### DATASET SECTION

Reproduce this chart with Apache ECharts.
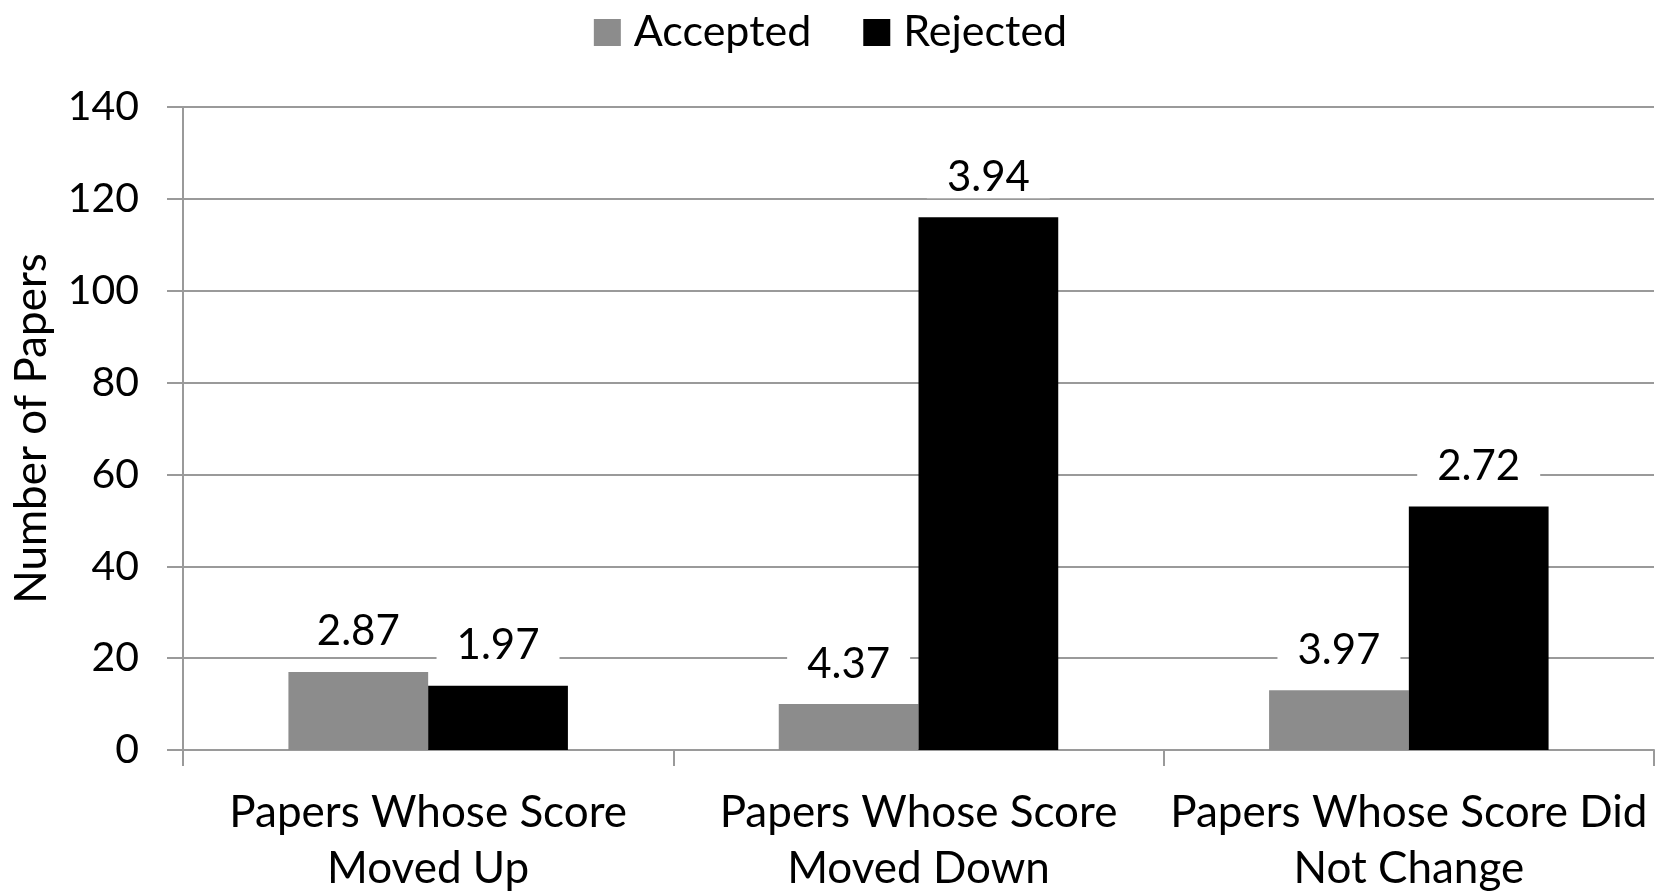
<!DOCTYPE html>
<html>
<head>
<meta charset="utf-8">
<script src="https://cdn.jsdelivr.net/npm/echarts@6/dist/echarts.min.js"></script>
<style>
  html, body { margin: 0; padding: 0; background: #fff; }
  #main { width: 1661px; height: 892px; }
</style>
</head>
<body>
<div id="main"></div>
<script>
// categories and values
const categories = [
  'Papers Whose Score\nMoved Up',
  'Papers Whose Score\nMoved Down',
  'Papers Whose Score Did\nNot Change'
]
const acceptedCounts = [17, 10, 13]
const rejectedCounts = [14, 116, 53]
// numbers printed above the bars
const acceptedLabels = ['2.87', '4.37', '3.97']
const rejectedLabels = ['1.97', '3.94', '2.72']
const yTicks = [0, 20, 40, 60, 80, 100, 120, 140]

const font = 'Lato, "Open Sans", sans-serif'
const chart = echarts.init(document.getElementById('main'))

const labelStyle = (texts) => ({
  show: true,
  position: 'top',
  distance: 19,
  formatter: (p) => texts[p.dataIndex],
  color: '#000',
  fontFamily: font,
  fontSize: 42,
  backgroundColor: '#fff',
  padding: [0, 20]
})

chart.setOption({
  animation: false,
  textStyle: { fontFamily: font },
  legend: {
    top: 6,
    left: 'center',
    itemWidth: 27,
    itemHeight: 27,
    itemGap: 52,
    icon: 'rect',
    padding: [5, 20, 5, 5],
    textStyle: { fontSize: 43, color: '#000', fontFamily: font, padding: [0, 0, 0, 8] }
  },
  grid: { left: 183, right: 7, top: 107, bottom: 142, outerBoundsMode: 'none' },
  xAxis: {
    type: 'category',
    data: categories,
    axisLine: { lineStyle: { color: '#9a9a9a', width: 2 } },
    axisTick: { show: true, length: 16, lineStyle: { color: '#9a9a9a', width: 2 } },
    axisLabel: { fontSize: 44, color: '#000', lineHeight: 56, margin: 35, interval: 0 }
  },
  yAxis: {
    type: 'value',
    min: yTicks[0],
    max: yTicks[yTicks.length - 1],
    interval: 20,
    name: 'Number of Papers',
    nameLocation: 'middle',
    nameGap: 129,
    nameTextStyle: { fontSize: 44, color: '#000', fontFamily: font },
    axisLine: { show: true, lineStyle: { color: '#9a9a9a', width: 2 } },
    axisTick: { show: true, length: 16, lineStyle: { color: '#9a9a9a', width: 2 } },
    axisLabel: { fontSize: 41, color: '#000', margin: 44 },
    splitLine: { lineStyle: { color: '#9a9a9a', width: 2 } }
  },
  series: [
    {
      name: 'Accepted',
      type: 'bar',
      data: acceptedCounts,
      barGap: '0%',
      barCategoryGap: '43%',
      itemStyle: { color: '#8c8c8c' },
      label: labelStyle(acceptedLabels)
    },
    {
      name: 'Rejected',
      type: 'bar',
      data: rejectedCounts,
      itemStyle: { color: '#000' },
      label: labelStyle(rejectedLabels)
    }
  ]
})
</script>
</body>
</html>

### PROBLEM TO SOLVE
Write the listing out a second time exactly, dropping all images.

### RESULT BELOW
Reproduce this chart with Apache ECharts.
<!DOCTYPE html>
<html>
<head>
<meta charset="utf-8">
<script src="https://cdn.jsdelivr.net/npm/echarts@6/dist/echarts.min.js"></script>
<style>
  html, body { margin: 0; padding: 0; background: #fff; }
  #main { width: 1661px; height: 892px; }
</style>
</head>
<body>
<div id="main"></div>
<script>
// categories and values
const categories = [
  'Papers Whose Score\nMoved Up',
  'Papers Whose Score\nMoved Down',
  'Papers Whose Score Did\nNot Change'
]
const acceptedCounts = [17, 10, 13]
const rejectedCounts = [14, 116, 53]
// numbers printed above the bars
const acceptedLabels = ['2.87', '4.37', '3.97']
const rejectedLabels = ['1.97', '3.94', '2.72']
const yTicks = [0, 20, 40, 60, 80, 100, 120, 140]

const font = 'Lato, "Open Sans", sans-serif'
const chart = echarts.init(document.getElementById('main'))

const labelStyle = (texts) => ({
  show: true,
  position: 'top',
  distance: 19,
  formatter: (p) => texts[p.dataIndex],
  color: '#000',
  fontFamily: font,
  fontSize: 42,
  backgroundColor: '#fff',
  padding: [0, 20]
})

chart.setOption({
  animation: false,
  textStyle: { fontFamily: font },
  legend: {
    top: 6,
    left: 'center',
    itemWidth: 27,
    itemHeight: 27,
    itemGap: 52,
    icon: 'rect',
    padding: [5, 20, 5, 5],
    textStyle: { fontSize: 43, color: '#000', fontFamily: font, padding: [0, 0, 0, 8] }
  },
  grid: { left: 183, right: 7, top: 107, bottom: 142, outerBoundsMode: 'none' },
  xAxis: {
    type: 'category',
    data: categories,
    axisLine: { lineStyle: { color: '#9a9a9a', width: 2 } },
    axisTick: { show: true, length: 16, lineStyle: { color: '#9a9a9a', width: 2 } },
    axisLabel: { fontSize: 44, color: '#000', lineHeight: 56, margin: 35, interval: 0 }
  },
  yAxis: {
    type: 'value',
    min: yTicks[0],
    max: yTicks[yTicks.length - 1],
    interval: 20,
    name: 'Number of Papers',
    nameLocation: 'middle',
    nameGap: 129,
    nameTextStyle: { fontSize: 44, color: '#000', fontFamily: font },
    axisLine: { show: true, lineStyle: { color: '#9a9a9a', width: 2 } },
    axisTick: { show: true, length: 16, lineStyle: { color: '#9a9a9a', width: 2 } },
    axisLabel: { fontSize: 41, color: '#000', margin: 44 },
    splitLine: { lineStyle: { color: '#9a9a9a', width: 2 } }
  },
  series: [
    {
      name: 'Accepted',
      type: 'bar',
      data: acceptedCounts,
      barGap: '0%',
      barCategoryGap: '43%',
      itemStyle: { color: '#8c8c8c' },
      label: labelStyle(acceptedLabels)
    },
    {
      name: 'Rejected',
      type: 'bar',
      data: rejectedCounts,
      itemStyle: { color: '#000' },
      label: labelStyle(rejectedLabels)
    }
  ]
})
</script>
</body>
</html>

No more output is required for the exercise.